> [Requirements]: In the records below, reproduce exactly the lines from the one containing "What seaborn and" through the one containing "import seaborn as sns", both included, and omit the pictures.

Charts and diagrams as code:
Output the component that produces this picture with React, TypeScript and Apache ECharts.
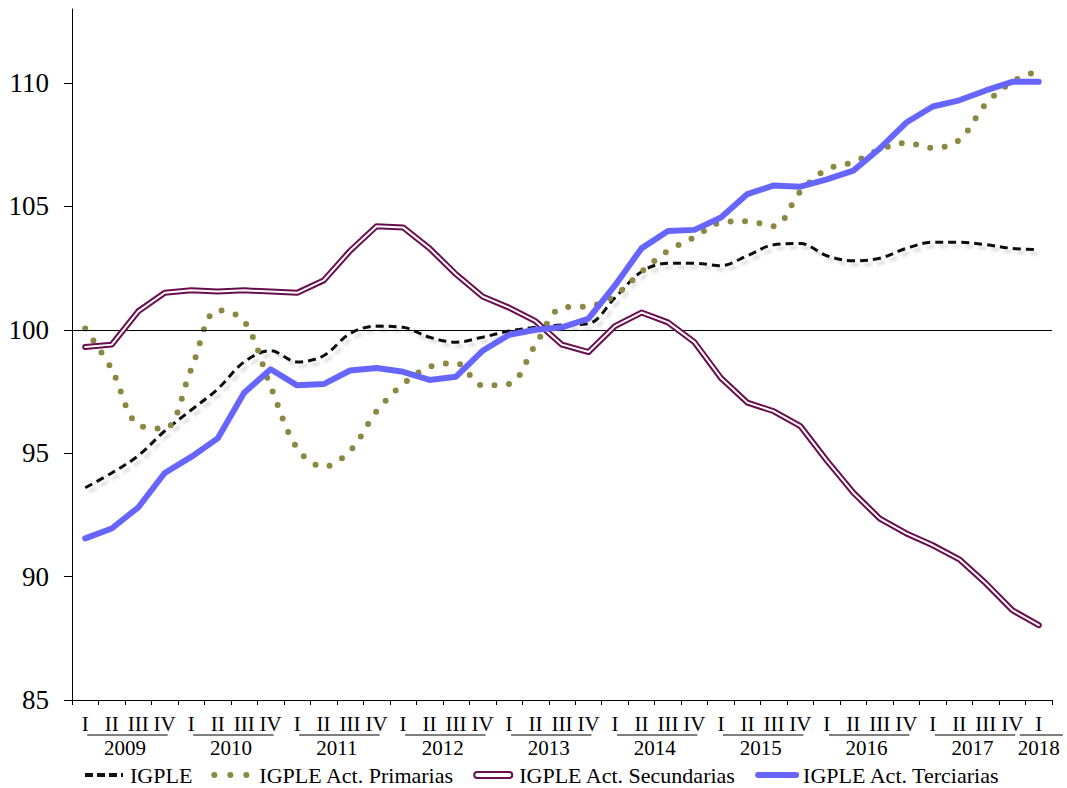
import React, { useEffect, useRef } from "react";
import * as echarts from "echarts";

const years = ["2009", "2010", "2011", "2012", "2013", "2014", "2015", "2016", "2017", "2018"];
const quartersPerYear = [4, 4, 4, 4, 4, 4, 4, 4, 4, 1];
const quarterNames = ["I", "II", "III", "IV"];

const igple = [
  93.6, 94.2, 94.9, 95.9, 96.75, 97.6, 98.7, 99.15, 98.7, 98.95,
  99.85, 100.15, 100.1, 99.7, 99.5, 99.7, 99.95, 100.1, 100.2, 100.25,
  101.3, 102.35, 102.7, 102.7, 102.6, 103.0, 103.45, 103.5, 103.0, 102.8,
  102.9, 103.3, 103.55, 103.55, 103.45, 103.3, 103.25,
];
const primarias = [
  100.05, 98.4, 96.15, 96.0, 98.4, 100.8, 100.35, 97.7, 95.2, 94.45,
  95.1, 96.7, 97.8, 98.5, 98.65, 97.75, 97.8, 99.4, 100.9, 100.95,
  101.4, 102.35, 103.2, 103.75, 104.35, 104.4, 104.2, 105.6, 106.5, 106.8,
  107.3, 107.57, 107.37, 107.7, 109.15, 110.05, 110.5,
];
const secundarias = [
  99.3, 99.4, 100.75, 101.5, 101.6, 101.55, 101.6, 101.55, 101.5, 102.0,
  103.2, 104.2, 104.15, 103.3, 102.25, 101.35, 100.9, 100.35, 99.4, 99.1,
  100.15, 100.7, 100.3, 99.5, 98.05, 97.05, 96.7, 96.1, 94.7, 93.4,
  92.35, 91.75, 91.27, 90.7, 89.73, 88.64, 88.03,
];
const terciarias = [
  91.55, 91.95, 92.8, 94.2, 94.85, 95.6, 97.45, 98.4, 97.75, 97.8,
  98.35, 98.45, 98.3, 97.97, 98.1, 99.15, 99.8, 100.0, 100.1, 100.45,
  101.8, 103.3, 104.0, 104.05, 104.55, 105.5, 105.85, 105.8, 106.1, 106.45,
  107.35, 108.4, 109.05, 109.3, 109.7, 110.05, 110.05,
];
const yTicks = [85, 90, 95, 100, 105, 110];

const categories: string[] = [];
years.forEach((y, k) => {
  for (let q = 0; q < quartersPerYear[k]; q++) categories.push(y + "|" + quarterNames[q]);
});

const FONT = "Liberation Serif";
const PURPLE = "#6A0D4F";
const OLIVE = "#8C8841";
const BLUE = "#6666FF";

export default function App() {
  const ref = useRef<HTMLDivElement>(null);
  useEffect(() => {
    const chart = echarts.init(ref.current!, undefined, { renderer: "svg" });
    chart.setOption({
      animation: false,
      grid: { left: 72, right: 15, top: 9, bottom: 88, containLabel: false },
      xAxis: {
        type: "category",
        data: categories,
        boundaryGap: true,
        axisLine: { lineStyle: { color: "#000", width: 1 } },
        axisTick: { show: true, length: 5, inside: false, lineStyle: { color: "#000" } },
        axisLabel: {
          interval: 0,
          margin: 13,
          fontFamily: FONT,
          fontSize: 21,
          color: "#000",
          formatter: (v: string) => v.split("|")[1],
        },
        splitLine: { show: false },
      },
      yAxis: {
        type: "value",
        min: 85,
        max: 113,
        interval: 5,
        axisLine: { show: true, lineStyle: { color: "#000", width: 1 } },
        axisTick: { show: true, length: 8, lineStyle: { color: "#000" }, customValues: yTicks },
        axisLabel: { fontFamily: FONT, fontSize: 27, color: "#000", margin: 23, customValues: yTicks },
        splitLine: { show: false },
      },
      legend: {
        left: 83,
        top: 764,
        padding: 0,
        itemWidth: 38,
        itemHeight: 14,
        itemGap: 19,
        itemStyle: { opacity: 0 },
        textStyle: { fontFamily: FONT, fontSize: 22, lineHeight: 22, color: "#000", padding: [0, 0, 0, 2] },
        data: [
          { name: "IGPLE", lineStyle: { color: "#111", width: 4, type: [8, 4], cap: "butt" } },
          {
            name: "IGPLE Act. Primarias",
            lineStyle: { color: OLIVE, width: 6, type: [0, 16], cap: "round" },
          },
          {
            name: "IGPLE Act. Secundarias",
            icon: "path://M3,0H35A3,3 0 0 1 35,6H3A3,3 0 0 1 3,0Z",
            itemStyle: { opacity: 1, color: "#fff", borderColor: PURPLE, borderWidth: 2 },
          },
          { name: "IGPLE Act. Terciarias", lineStyle: { color: BLUE, width: 6, cap: "round" } },
        ],
      },
      series: [
        {
          name: "IGPLE",
          type: "line",
          data: igple,
          symbol: "none",
          smooth: 0.35,
          z: 3,
          lineStyle: {
            color: "#111",
            width: 3,
            type: [8, 5],
            shadowColor: "rgba(0,0,0,0.15)",
            shadowBlur: 3,
            shadowOffsetX: 4,
            shadowOffsetY: 4,
          },
          itemStyle: { color: "#111" },
          markLine: {
            silent: true,
            symbol: "none",
            label: { show: false },
            lineStyle: { color: "#000", width: 1.2, type: "solid" },
            data: [{ yAxis: 100 }],
          },
        },
        {
          name: "IGPLE Act. Primarias",
          type: "line",
          data: primarias,
          symbol: "none",
          smooth: 0.35,
          z: 4,
          lineStyle: { color: OLIVE, width: 6, type: [0, 14.5], cap: "round" },
          itemStyle: { color: OLIVE },
        },
        {
          name: "IGPLE Act. Secundarias",
          type: "line",
          data: secundarias,
          symbol: "none",
          z: 5,
          lineStyle: { color: PURPLE, width: 6, join: "round", cap: "round" },
          itemStyle: { color: PURPLE },
        },
        {
          name: "secundarias-inner",
          type: "line",
          data: secundarias,
          symbol: "none",
          z: 6,
          lineStyle: { color: "#fff", width: 2, join: "round", cap: "round" },
          itemStyle: { color: "#fff" },
        },
        {
          name: "IGPLE Act. Terciarias",
          type: "line",
          data: terciarias,
          symbol: "none",
          z: 7,
          lineStyle: { color: BLUE, width: 6, join: "round", cap: "round" },
          itemStyle: { color: BLUE },
        },
      ],
    });

    const gfx: any[] = [];
    let start = 0;
    years.forEach((yr, k) => {
      const s = start;
      const e = start + quartersPerYear[k] - 1;
      start = e + 1;
      const xs = chart.convertToPixel({ xAxisIndex: 0 }, s) as number;
      const xe = chart.convertToPixel({ xAxisIndex: 0 }, e) as number;
      let x0 = xs + 2;
      let x1 = xe + 3;
      if (s === e) {
        x0 = xs - 19;
        x1 = xs + 24;
      }
      gfx.push({
        type: "line",
        shape: { x1: x0, y1: 735, x2: x1, y2: 735 },
        style: { stroke: "#000", lineWidth: 1 },
      });
      gfx.push({
        type: "text",
        x: (xs + xe) / 2,
        y: 748,
        style: {
          text: yr,
          fontFamily: FONT,
          fontSize: 21,
          fill: "#000",
          align: "center",
          verticalAlign: "middle",
        },
      });
    });
    chart.setOption({ graphic: gfx });

    return () => chart.dispose();
  }, []);
  return (
    <div
      ref={ref}
      style={{ position: "absolute", left: 0, top: 0, width: 1067, height: 788 }}
    />
  );
}
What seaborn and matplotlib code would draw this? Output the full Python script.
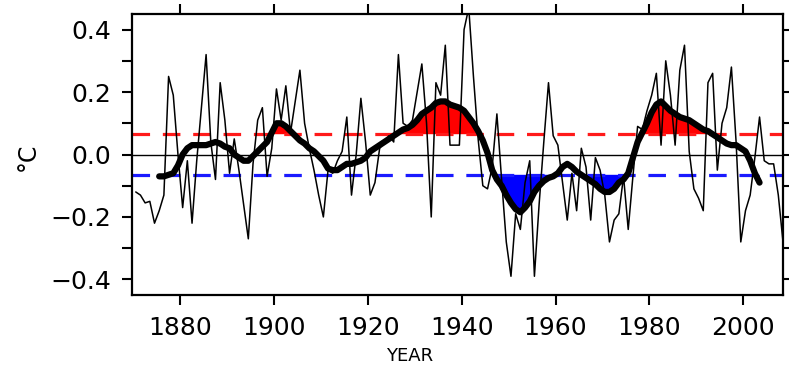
import numpy as np
import matplotlib
matplotlib.use("Agg")
import matplotlib.pyplot as plt
from matplotlib.ticker import MultipleLocator
import seaborn as sns

# annual index values, 1870-2008
years = np.arange(1870, 2009)
annual = [
    -0.12, -0.13, -0.155, -0.15, -0.22, -0.18, -0.13, 0.25, 0.19, 0.00,    # 1870s
    -0.17, -0.02, -0.22, -0.02, 0.15, 0.32, 0.04, -0.08, 0.23, 0.11,       # 1880s
    -0.06, 0.05, -0.05, -0.16, -0.27, -0.03, 0.11, 0.15, -0.07, 0.02,      # 1890s
    0.21, 0.11, 0.22, 0.07, 0.17, 0.27, 0.10, 0.02, -0.05, -0.13,          # 1900s
    -0.20, -0.05, -0.06, -0.02, 0.01, 0.12, -0.13, 0.00, 0.18, 0.04,       # 1910s
    -0.13, -0.09, 0.02, 0.04, 0.06, 0.04, 0.32, 0.10, 0.09, 0.11,          # 1920s
    0.20, 0.29, 0.10, -0.20, 0.23, 0.19, 0.35, 0.03, 0.03, 0.03,           # 1930s
    0.40, 0.47, 0.25, 0.05, -0.10, -0.11, -0.04, 0.13, -0.08, -0.28,       # 1940s
    -0.39, -0.19, -0.24, -0.09, -0.02, -0.39, -0.16, 0.04, 0.23, 0.06,     # 1950s
    0.03, -0.09, -0.21, -0.06, -0.18, 0.02, -0.04, -0.21, -0.01, -0.05,    # 1960s
    -0.13, -0.28, -0.21, -0.19, -0.07, -0.24, -0.07, 0.09, 0.08, 0.14,     # 1970s
    0.19, 0.26, 0.03, 0.30, 0.19, 0.03, 0.27, 0.35, 0.01, -0.11,           # 1980s
    -0.14, -0.18, 0.23, 0.26, -0.05, 0.10, 0.15, 0.28, 0.04, -0.28,        # 1990s
    -0.18, -0.13, -0.01, 0.12, -0.02, -0.03, -0.03, -0.13, -0.28,          # 2000s
]

# smoothed curve, 1875-2003
smooth_years = np.arange(1875, 2004)
smooth = [
    -0.07, -0.07, -0.065, -0.06, -0.035,                                   # 1875-79
    0.00, 0.02, 0.03, 0.03, 0.03, 0.03, 0.035, 0.04, 0.035, 0.025,         # 1880s
    0.02, 0.00, -0.01, -0.02, -0.02, -0.005, 0.01, 0.025, 0.04, 0.07,      # 1890s
    0.10, 0.10, 0.09, 0.075, 0.06, 0.045, 0.035, 0.02, 0.01, -0.005,       # 1900s
    -0.02, -0.045, -0.05, -0.05, -0.04, -0.03, -0.03, -0.025, -0.02, -0.01,  # 1910s
    0.01, 0.02, 0.03, 0.04, 0.05, 0.06, 0.07, 0.08, 0.085, 0.095,          # 1920s
    0.11, 0.13, 0.14, 0.15, 0.165, 0.17, 0.17, 0.16, 0.155, 0.15,          # 1930s
    0.14, 0.12, 0.10, 0.075, 0.045, 0.005, -0.05, -0.08, -0.10, -0.13,     # 1940s
    -0.155, -0.175, -0.185, -0.17, -0.15, -0.12, -0.10, -0.085, -0.075, -0.07,  # 1950s
    -0.06, -0.04, -0.03, -0.04, -0.055, -0.065, -0.075, -0.085, -0.095, -0.11,  # 1960s
    -0.12, -0.12, -0.11, -0.09, -0.08, -0.06, -0.01, 0.04, 0.07, 0.10,     # 1970s
    0.135, 0.16, 0.17, 0.155, 0.14, 0.13, 0.12, 0.115, 0.11, 0.10,         # 1980s
    0.09, 0.08, 0.075, 0.065, 0.055, 0.045, 0.035, 0.03, 0.03, 0.02,       # 1990s
    0.01, -0.02, -0.06, -0.09,                                             # 2000-03
]

upper, lower = 0.065, -0.065
xticks = [1880, 1900, 1920, 1940, 1960, 1980, 2000]
yticks = [-0.4, -0.2, 0.0, 0.2, 0.4]

sns.set_style("ticks")
plt.rcParams['font.family'] = ['DejaVu Sans']

fig = plt.figure(figsize=(7.89, 3.73), dpi=100)
ax = fig.add_axes([132 / 789, 78 / 373, 651 / 789, 281 / 373])

# values are annual means, plotted at mid-year
x = years + 0.5
xs = smooth_years + 0.5
s = np.array(smooth)

ax.fill_between(xs, s, upper, where=s > upper, interpolate=True, color='#ff0000', lw=0)
ax.fill_between(xs, s, lower, where=s < lower, interpolate=True, color='#0000ff', lw=0)

ax.axhline(0, color='black', lw=1.0)
ax.axhline(upper, color='#ff1a1a', lw=2.3, ls=(0, (5.5, 4)))
ax.axhline(lower, color='#1a1aff', lw=2.3, ls=(0, (5.5, 4)))

sns.lineplot(x=x, y=annual, color='black', lw=1.1, ax=ax)
sns.lineplot(x=xs, y=smooth, color='black', lw=4.5, ax=ax)

ax.set_xlim(1869.7, 2008.5)
ax.set_ylim(-0.45, 0.45)
ax.set_xticks(xticks)
ax.set_yticks(yticks)
ax.yaxis.set_minor_locator(MultipleLocator(0.1))

for sp in ax.spines.values():
    sp.set_linewidth(1.6)
    sp.set_color('black')

ax.tick_params(which='both', direction='out', length=7, width=1.5,
               top=True, right=True, labelsize=18, colors='black')
ax.tick_params(axis='x', which='minor', bottom=False, top=False)
ax.tick_params(axis='x', pad=8)
ax.tick_params(axis='y', pad=8)

ax.set_xlabel('YEAR', fontsize=13, color='black')
ax.xaxis.set_label_coords(0.427, -0.185)
ax.set_ylabel('°C', fontsize=17, color='black')
ax.yaxis.set_label_coords(-0.142, 0.49)

fig.savefig('out.png', dpi=100)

> [The completed task]:
What seaborn and matplotlib code would draw this? Output the full Python script.
import numpy as np
import matplotlib
matplotlib.use("Agg")
import matplotlib.pyplot as plt
from matplotlib.ticker import MultipleLocator
import seaborn as sns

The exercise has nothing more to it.